At the thrift shop, I tend to reflect on how I can best cultivate an environment of radical, universal welcome, how I and my volunteers can make each person feel at home.
And then I started working with my local justice ministry. I’d been asking these BIG questions about Ethics and Ministry and it seemed to me that working within an interfaith, multi-demographic, local community organizing group could answer some of these questions for me.
When I first got involved last fall, I thought I would just feel things out, attend a few meetings, and come to the annual events. I didn’t anticipate that I would become a team member, and then give my friend’s testimony [on the difficulty of aging while impoverished] at the fall assembly.
And then I joined a strategy committee. And then I made friends, younger, older, from different faiths and different life paths. And things since then have been exasperating and life-affirming, sometimes in the same meeting! And people have rubbed me the wrong way, and the same people have encouraged me in this work.
And I’m coming to realize that I can’t have a pet cause when it comes to justice.
It’s all or nothing – once you see injustice, you can’t unsee it. And even when the community’s and the world’s problems seem insurmountable, you start to hunger to change things. As author Barbara Kingsolver said recently at a local event: “Hope is a moral imperative.” You hope – and work – for change because you have to. It becomes your calling.
Seeking loving justice in the local, tangible way that this justice ministry does has changed me. It makes me realize how much I don’t know, and it challenges my individual notions of what is best. It has forced me to realize that the important thing is keeping the conversation and the work moving forward.

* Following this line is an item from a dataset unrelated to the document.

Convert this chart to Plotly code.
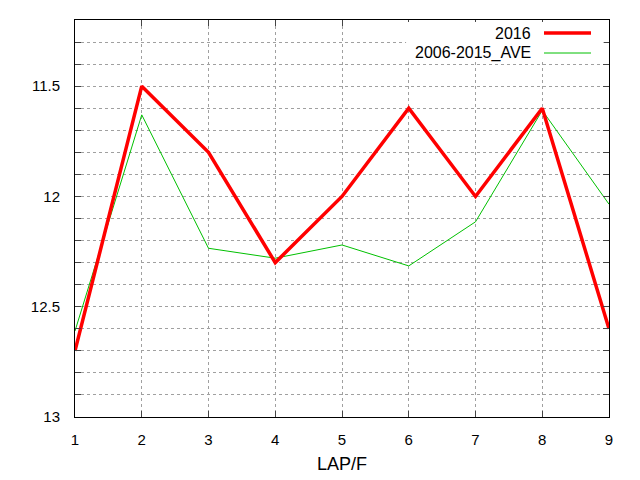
import plotly.graph_objects as go

laps = [1, 2, 3, 4, 5, 6, 7, 8, 9]
y2016 = [12.7, 11.5, 11.8, 12.3, 12.0, 11.6, 12.0, 11.6, 12.6]
ave = [12.61, 11.63, 12.235, 12.28, 12.22, 12.315, 12.115, 11.61, 12.035]
names = ['2016', '2006-2015_AVE']

ytick_vals = [round(11.2 + 0.1 * i, 1) for i in range(19)]
ytick_text = [('%g' % v) if abs(v * 2 - round(v * 2)) < 1e-9 else '' for v in ytick_vals]

fig = go.Figure()
fig.add_trace(go.Scatter(x=laps, y=ave, mode='lines', name=names[1],
                         line=dict(color='#00c000', width=1)))
fig.add_trace(go.Scatter(x=laps, y=y2016, mode='lines', name=names[0],
                         line=dict(color='#ff0000', width=3.5)))

# gnuplot style legend: text right aligned, sample line on the right
fig.add_shape(type='rect', xref='paper', yref='paper', x0=0.62, x1=0.99, y0=0.895, y1=0.995,
              fillcolor='white', line=dict(width=0), layer='above')
for i, (nm, col, w) in enumerate([(names[0], '#ff0000', 3.5), (names[1], '#00c000', 1)]):
    yp = 1 - (13 + 20 * i) / 397
    fig.add_annotation(text=nm, xref='paper', yref='paper', x=(533 - 75) / 534, y=yp,
                       xanchor='right', yanchor='middle', showarrow=False,
                       font=dict(size=16, color='#000000'))
    fig.add_shape(type='line', xref='paper', yref='paper', x0=(544 - 75) / 534, x1=(591 - 75) / 534,
                  y0=yp, y1=yp, line=dict(color=col, width=w), layer='above')

# page has an 8px body margin, so the figure is 8px smaller and margins shifted
fig.update_layout(
    width=632, height=472,
    margin=dict(l=67, r=31, t=12, b=63, autoexpand=False),
    plot_bgcolor='white', paper_bgcolor='white',
    showlegend=False,
    font=dict(family='Liberation Sans, Arial, sans-serif', size=15, color='#000000'),
    xaxis=dict(range=[1, 9], tickvals=laps, ticks='inside', ticklen=6, mirror='ticks',
               showline=True, linecolor='black', linewidth=1, automargin=False,
               showgrid=True, gridcolor='#a0a0a0', griddash='3px,3px', gridwidth=1,
               zeroline=False, ticklabelstandoff=9, title=dict(text='LAP/F', standoff=10)),
    yaxis=dict(range=[13, 11.2], tickvals=ytick_vals, ticktext=ytick_text, ticks='inside',
               ticklen=6, mirror='ticks', showline=True, linecolor='black', linewidth=1,
               showgrid=True, gridcolor='#a0a0a0', griddash='3px,3px', gridwidth=1,
               automargin=False, zeroline=False, ticklabelstandoff=11),
)

fig.write_html("out.html")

It grounds the more theoretical work I do in the realities of community and connection.
And working specifically on the elder care issue has opened me up to the challenges of my largely older volunteer team at work and to my customers young and old who sacrifice much to care for their loved ones.
I believe in justice ministry because I can see change – not just in the communities we seek to aid but in the relationships formed in this space, and in my own life. Admittedly, there were times in the last few months where I felt so overwhelmed I couldn’t think straight. I felt like quitting everything. But we need each other on every scale, on every level.
And understanding that has not only helped me do better work and write better blog posts, it’s helped me orient myself even more toward the humility, compassion, and dedication my faith has called me to.